======== SUPPLIED DATA ========
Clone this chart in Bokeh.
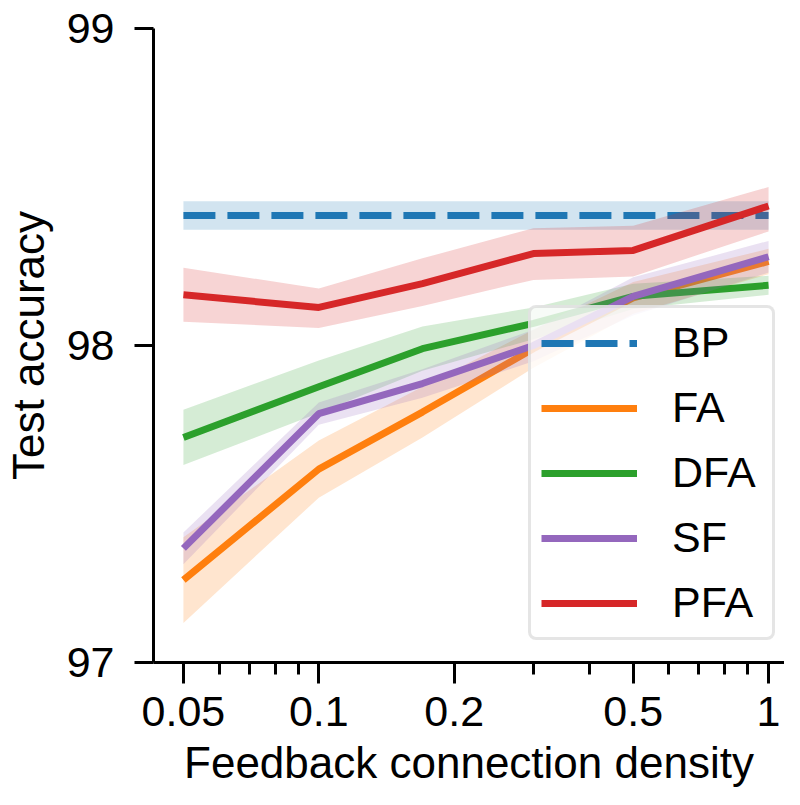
from bokeh.plotting import figure
from bokeh.models import (FixedTicker, CustomJSTickFormatter, Range1d, Legend, LegendItem)
from bokeh.embed import file_html
from bokeh.resources import INLINE

# ---- data ----
density = [0.05, 0.1, 0.17, 0.3, 0.5, 1.0]

bp_mean = [98.41, 98.41, 98.41, 98.41, 98.41, 98.41]
bp_err = [0.045, 0.045, 0.045, 0.045, 0.045, 0.045]

fa_mean = [97.26, 97.61, 97.79, 97.99, 98.15, 98.265]
fa_err = [0.135, 0.09, 0.08, 0.06, 0.05, 0.04]

dfa_mean = [97.71, 97.87, 97.99, 98.07, 98.155, 98.19]
dfa_err = [0.087, 0.083, 0.07, 0.05, 0.04, 0.03]

sf_mean = [97.36, 97.785, 97.88, 98.0, 98.155, 98.28]
sf_err = [0.05, 0.035, 0.045, 0.05, 0.06, 0.05]

pfa_mean = [98.16, 98.12, 98.195, 98.29, 98.30, 98.44]
pfa_lo = [98.075, 98.055, 98.125, 98.207, 98.218, 98.36]
pfa_hi = [98.245, 98.18, 98.275, 98.37, 98.378, 98.50]

labels = ["BP", "FA", "DFA", "SF", "PFA"]
colors = ["#1f77b4", "#ff7f0e", "#2ca02c", "#9467bd", "#d62728"]

x_major = [0.05, 0.1, 0.2, 0.5, 1.0]
x_minor = [0.06, 0.07, 0.08, 0.09, 0.3, 0.4, 0.6, 0.7, 0.8, 0.9]
y_major = [97, 98, 99]

FONT = "Liberation Sans"

p = figure(width=784, height=789, x_axis_type="log",
           x_range=Range1d(0.0429, 1.085), y_range=Range1d(97, 99),
           output_backend="svg", toolbar_location=None,
           min_border_left=152, min_border_right=0, min_border_top=28,
           min_border_bottom=0)
p.outline_line_color = None
p.grid.visible = False
p.background_fill_color = "white"
p.border_fill_color = "white"

def band(lo, hi, color):
    p.varea(x=density, y1=lo, y2=hi, fill_color=color, fill_alpha=0.2)

renderers = []
# BP
band([m - e for m, e in zip(bp_mean, bp_err)], [m + e for m, e in zip(bp_mean, bp_err)], colors[0])
r = p.line(density, bp_mean, line_color=colors[0], line_width=7, line_dash="32 12")
renderers.append(r)
for mean, err, c in [(fa_mean, fa_err, colors[1]), (dfa_mean, dfa_err, colors[2]), (sf_mean, sf_err, colors[3])]:
    band([m - e for m, e in zip(mean, err)], [m + e for m, e in zip(mean, err)], c)
    r = p.line(density, mean, line_color=c, line_width=7)
    renderers.append(r)
band(pfa_lo, pfa_hi, colors[4])
r = p.line(density, pfa_mean, line_color=colors[4], line_width=7)
renderers.append(r)

# axes
xa = p.xaxis[0]
xa.ticker = FixedTicker(ticks=x_major, minor_ticks=x_minor)
xa.formatter = CustomJSTickFormatter(code="return tick.toString();")
ya = p.yaxis[0]
ya.ticker = FixedTicker(ticks=y_major)

for ax in (xa, ya):
    ax.axis_line_width = 3
    ax.axis_line_color = "black"
    ax.major_tick_line_width = 3
    ax.minor_tick_line_width = 3
    ax.major_tick_in = 0
    ax.minor_tick_in = 0
    ax.major_label_text_font = FONT
    ax.major_label_text_font_size = "43px"
    ax.major_label_text_color = "black"
    ax.axis_label_text_font = FONT
    ax.axis_label_text_font_size = "44px"
    ax.axis_label_text_font_style = "normal"
    ax.axis_label_text_color = "black"

xa.major_tick_out = 21
xa.minor_tick_out = 12
xa.major_label_standoff = 13
xa.axis_label_standoff = 9
xa.axis_label = "Feedback connection density"

ya.major_tick_out = 19
ya.minor_tick_out = 0
ya.major_label_standoff = 20
ya.axis_label_standoff = 11
ya.axis_label = "Test accuracy"

legend = Legend(items=[LegendItem(label=l, renderers=[rr]) for l, rr in zip(labels, renderers)],
                location=(375, 22))
legend.label_text_font = FONT
legend.label_text_font_size = "43px"
legend.label_text_color = "black"
legend.glyph_width = 96
legend.glyph_height = 46
legend.label_height = 46
legend.label_width = 90
legend.label_standoff = 35
legend.spacing = 16
legend.padding = 10
legend.margin = 0
legend.border_line_color = "#cccccc"
legend.border_line_width = 3
legend.background_fill_color = "white"
legend.background_fill_alpha = 0.8
try:
    legend.border_radius = 8
except Exception:
    pass
p.add_layout(legend, "center")

open("out.html", "w").write(file_html(p, INLINE))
========
» GIVEN PROBLEM:
Your task is to restate word for word the lines from the top of the data to the line containing "from bokeh.resources import INLINE", both ends included, with every picture left out.

» THE OUTPUT:
Clone this chart in Bokeh.
from bokeh.plotting import figure
from bokeh.models import (FixedTicker, CustomJSTickFormatter, Range1d, Legend, LegendItem)
from bokeh.embed import file_html
from bokeh.resources import INLINE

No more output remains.